I made a reservation, once again with my carnivorous family. While wife and child disported themselves through the menu (sushi, ahi musubi, short ribs), I sent word to Hirabayashi, let’s go with the vegetables.

He was slammed, with a party somewhere else in the hotel, but, in his spare time, he whipped up seven courses.

The vegetarian tasting menu started off conventionally enough, with Hoku’s usual soup and salad. Hirabayashi had dressed up the Waimānalo greens with hearts of palm, striking red and white slices of watermelon radish. And, as if he knew how to push healthy eaters’ buttons, he’d made the dressing with the I’ve-heard-it’s-good-for-you ingredient of the moment—acai berry. The crunch in the salad? Granola.

The soup was Hoku’s tomato, hard to improve on. No cream, just Kula tomatoes slow cooked in stock, herbs and garlic, then warmed in vegetable stock with a few ingredients the kitchen refuses to reveal.

Hirabayashi augmented the soup with a knot of burrata, fresh mozzarella that’s made even softer by wrapping it around cream. The name comes from the Italian burro, or butter, and burrata is virtually butter, just better tasting.

The next two courses demonstrate clearly that veggies can be stars. The first was a double: Kahuku corn and asparagus cooked in a ragu, and Chinese long beans topped with Romesco, an ancient Catalan sauce that’s essentially roasted peppers, olive oil and garlic, thickened with ground Marcona almonds. The Catalans serve it with a variety of green onion called calçot. Long beans work fine, their sturdy texture contrasting with the robustness of the sauce.

When you’ve got stars, let them shine. The next course was Big Island tomatoes three ways: a large slice of a red heirloom tomato dressed in olive oil and black lava salt; a thicker slice of yellow tomato, drizzled with pesto and balsamic vinegar; and baby tomatoes marinated in a vinaigrette. Sometimes cooking is just getting out of the way.

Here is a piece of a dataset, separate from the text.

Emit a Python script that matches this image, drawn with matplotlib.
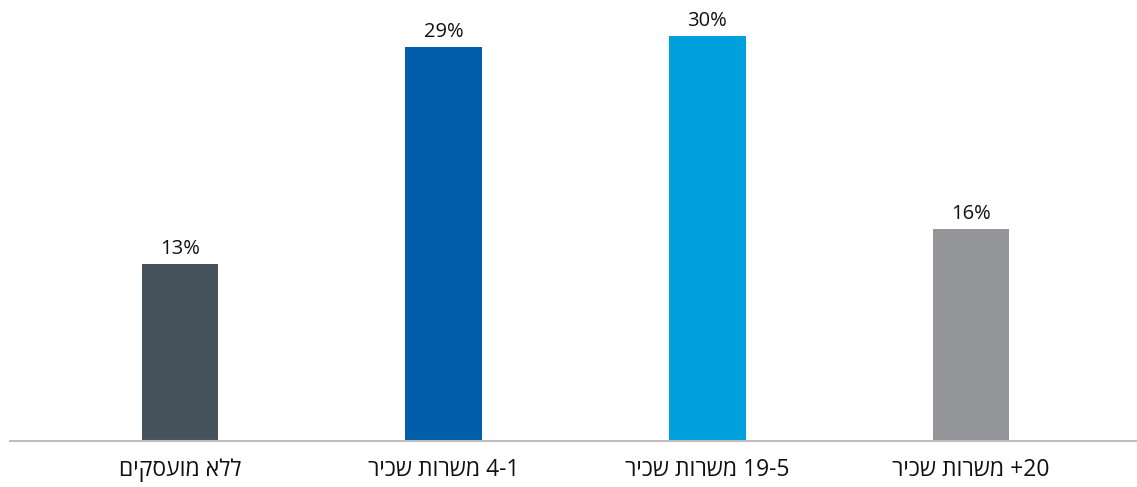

Hirabayashi, perhaps worried I wasn’t getting enough to eat (I was), sent out something serious. It wasn’t a big mound of risotto, a good thing, because it was lavish. Not only was it richly cheesy and filled with Hamakua mushrooms, it was also dotted with shaved truffle. This was so extravagant I almost felt guilty. Not so guilty I didn’t eat all of it.